╭──

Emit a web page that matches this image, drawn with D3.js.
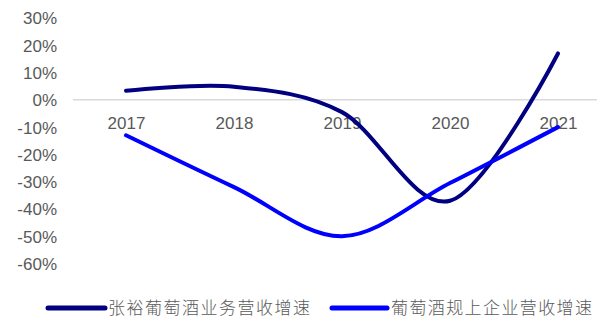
<!DOCTYPE html>
<html>
<head>
<meta charset="utf-8">
<script src="https://cdn.jsdelivr.net/npm/d3@7/dist/d3.min.js"></script>
<style>
  html, body { margin: 0; padding: 0; background: #fff; }
  svg { display: block; }
</style>
</head>
<body>
<svg id="chart" width="597" height="324"></svg>
<script>
// Years on the category axis
const years = ["2017", "2018", "2019", "2020", "2021"];
// Revenue growth, in percent
const changyuGrowth = [3.3, 4.8, -4.5, -37, 17];
const industryGrowth = [-13, -32, -50, -30.5, -10];
// Y-axis tick values, in percent
const yTicks = [30, 20, 10, 0, -10, -20, -30, -40, -50, -60];
// Legend entries
const seriesNames = ["张裕葡萄酒业务营收增速", "葡萄酒规上企业营收增速"];
const seriesColors = ["#000080", "#0000FF"];

const svg = d3.select("#chart");
const W = 597;

const x = d3.scalePoint().domain(years).range([126, 558]);
const y = d3.scaleLinear().domain([-60, 30]).range([263.5, 18]);

const labelFont = "Liberation Sans, Arial, sans-serif";
const grey = "#595959";

// zero baseline
svg.append("line")
  .attr("x1", 73).attr("x2", W)
  .attr("y1", y(0)).attr("y2", y(0))
  .attr("stroke", "#d9d9d9").attr("stroke-width", 1.5);

// y axis (labels only)
const yAxis = d3.axisLeft(y).tickValues(yTicks).tickSize(0).tickPadding(0)
  .tickFormat(d => d + "%");
const gy = svg.append("g").attr("transform", "translate(57,0)").call(yAxis);
gy.select(".domain").remove();
gy.selectAll("text")
  .attr("fill", grey).attr("font-family", labelFont).attr("font-size", 17)
  .attr("dy", "0.35em");

// category labels, just below the zero line
const xAxis = d3.axisBottom(x).tickSize(0).tickPadding(0);
const gx = svg.append("g").attr("transform", `translate(0,${y(0)})`).call(xAxis);
gx.select(".domain").remove();
gx.selectAll("text")
  .attr("fill", grey).attr("font-family", labelFont).attr("font-size", 17)
  .attr("dy", "1.7em");

// smoothed lines
const line = d3.line()
  .x((d, i) => x(years[i]))
  .y(d => y(d))
  .curve(d3.curveCardinal.tension(0));

[changyuGrowth, industryGrowth].forEach((vals, k) => {
  svg.append("path")
    .datum(vals)
    .attr("d", line)
    .attr("fill", "none")
    .attr("stroke", seriesColors[k])
    .attr("stroke-width", 4)
    .attr("stroke-linecap", "round")
    .attr("stroke-linejoin", "round");
});

// legend
const legendItems = [
  { x1: 48, x2: 105, tx: 108, len: 202 },
  { x1: 332, x2: 387, tx: 391, len: 201 }
];
const ly = 308;
legendItems.forEach((it, k) => {
  svg.append("line")
    .attr("x1", it.x1).attr("x2", it.x2)
    .attr("y1", ly).attr("y2", ly)
    .attr("stroke", seriesColors[k]).attr("stroke-width", 5)
    .attr("stroke-linecap", "round");
  svg.append("text")
    .attr("x", it.tx).attr("y", ly).attr("dy", "0.36em")
    .attr("fill", grey)
    .attr("font-family", "Noto Sans CJK SC, sans-serif")
    .attr("font-weight", 300)
    .attr("font-size", 17)
    .attr("textLength", it.len)
    .attr("lengthAdjust", "spacing")
    .text(seriesNames[k]);
});
</script>
</body>
</html>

╰──

→ **TASK TO COMPLETE**:
All the material shown above is to be copied exactly, with no pictures carried over.

→ **EXERCISE RESULT**:
Emit a web page that matches this image, drawn with D3.js.
<!DOCTYPE html>
<html>
<head>
<meta charset="utf-8">
<script src="https://cdn.jsdelivr.net/npm/d3@7/dist/d3.min.js"></script>
<style>
  html, body { margin: 0; padding: 0; background: #fff; }
  svg { display: block; }
</style>
</head>
<body>
<svg id="chart" width="597" height="324"></svg>
<script>
// Years on the category axis
const years = ["2017", "2018", "2019", "2020", "2021"];
// Revenue growth, in percent
const changyuGrowth = [3.3, 4.8, -4.5, -37, 17];
const industryGrowth = [-13, -32, -50, -30.5, -10];
// Y-axis tick values, in percent
const yTicks = [30, 20, 10, 0, -10, -20, -30, -40, -50, -60];
// Legend entries
const seriesNames = ["张裕葡萄酒业务营收增速", "葡萄酒规上企业营收增速"];
const seriesColors = ["#000080", "#0000FF"];

const svg = d3.select("#chart");
const W = 597;

const x = d3.scalePoint().domain(years).range([126, 558]);
const y = d3.scaleLinear().domain([-60, 30]).range([263.5, 18]);

const labelFont = "Liberation Sans, Arial, sans-serif";
const grey = "#595959";

// zero baseline
svg.append("line")
  .attr("x1", 73).attr("x2", W)
  .attr("y1", y(0)).attr("y2", y(0))
  .attr("stroke", "#d9d9d9").attr("stroke-width", 1.5);

// y axis (labels only)
const yAxis = d3.axisLeft(y).tickValues(yTicks).tickSize(0).tickPadding(0)
  .tickFormat(d => d + "%");
const gy = svg.append("g").attr("transform", "translate(57,0)").call(yAxis);
gy.select(".domain").remove();
gy.selectAll("text")
  .attr("fill", grey).attr("font-family", labelFont).attr("font-size", 17)
  .attr("dy", "0.35em");

// category labels, just below the zero line
const xAxis = d3.axisBottom(x).tickSize(0).tickPadding(0);
const gx = svg.append("g").attr("transform", `translate(0,${y(0)})`).call(xAxis);
gx.select(".domain").remove();
gx.selectAll("text")
  .attr("fill", grey).attr("font-family", labelFont).attr("font-size", 17)
  .attr("dy", "1.7em");

// smoothed lines
const line = d3.line()
  .x((d, i) => x(years[i]))
  .y(d => y(d))
  .curve(d3.curveCardinal.tension(0));

[changyuGrowth, industryGrowth].forEach((vals, k) => {
  svg.append("path")
    .datum(vals)
    .attr("d", line)
    .attr("fill", "none")
    .attr("stroke", seriesColors[k])
    .attr("stroke-width", 4)
    .attr("stroke-linecap", "round")
    .attr("stroke-linejoin", "round");
});

// legend
const legendItems = [
  { x1: 48, x2: 105, tx: 108, len: 202 },
  { x1: 332, x2: 387, tx: 391, len: 201 }
];
const ly = 308;
legendItems.forEach((it, k) => {
  svg.append("line")
    .attr("x1", it.x1).attr("x2", it.x2)
    .attr("y1", ly).attr("y2", ly)
    .attr("stroke", seriesColors[k]).attr("stroke-width", 5)
    .attr("stroke-linecap", "round");
  svg.append("text")
    .attr("x", it.tx).attr("y", ly).attr("dy", "0.36em")
    .attr("fill", grey)
    .attr("font-family", "Noto Sans CJK SC, sans-serif")
    .attr("font-weight", 300)
    .attr("font-size", 17)
    .attr("textLength", it.len)
    .attr("lengthAdjust", "spacing")
    .text(seriesNames[k]);
});
</script>
</body>
</html>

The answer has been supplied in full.